Unsure how to respond, Hernan assures Elvira and Venancio that it's no problem. In turn they're apologetic and ensure him it's only for a short while, until they get more permanent accommodation sorted out.
Of course, if this were so we'd have a different movie on our hands. No one has the money Pato's parents need and so they decide the logical solution is to set up their churro making equipment in the front room. Once their pastry distribution business gets going the money will surely start rolling in and all will be well...
Making black comedy out of national economic disaster, the title of this Argentinean drama can only be understood as deeply ironic. No one is being delivered a particularly good life. Rather, everyone is struggling to get by, doing what they feel is best for them and theirs.
Thus, the characters may be flawed, but only in entirely credible, never overstated ways. Hernan himself is lazy, naive and - one might venture - initially set up as being somewhat deserving of his comeuppance for taking advantage of his position vis-a-vis Pato.
For her part, Pato is uncertain how to care for Lili and wary of her mother's over-influence on the girl, who does not know which woman to call mother.

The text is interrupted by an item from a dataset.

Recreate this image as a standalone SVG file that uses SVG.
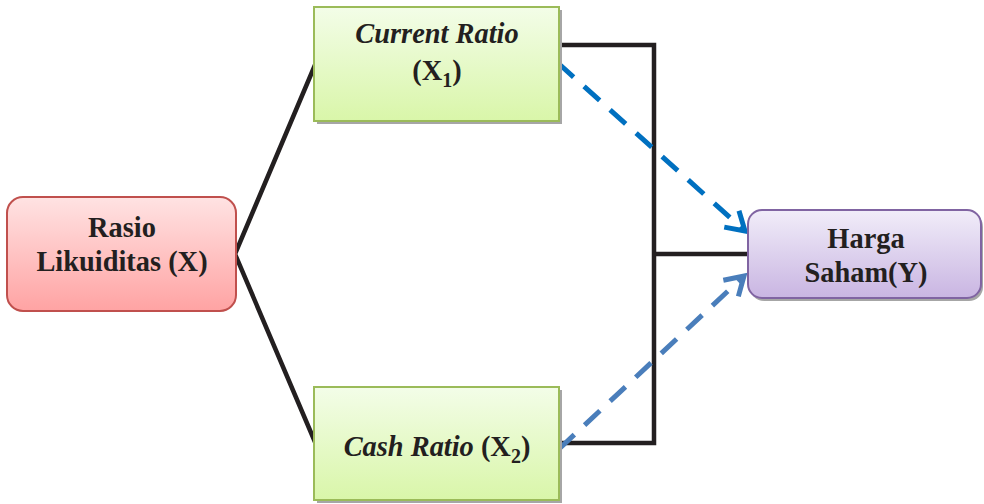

Nor are Elvira and Venancio exactly dangerous home invaders, more harmless types equipped with cunning and an unshakeable belief that all that's needed is for everyone to simply pull together and have faith.
Straightforward, unflashy direction - one suddenly notices the previous absence of music when a few ominous chords signal the beginning of act three, for instance - is counterbalanced by well-observed and nuanced performances and a satisfactorily bittersweet resolution.
If Buena Vida Delivery probably won't put filmmaker Leonardo Di Cesare up there with the likes of Walter Salles and Gonzales Innaritu at the forefront of current Latin American cinema, it's a pleasing enough way to spend 90 minutes.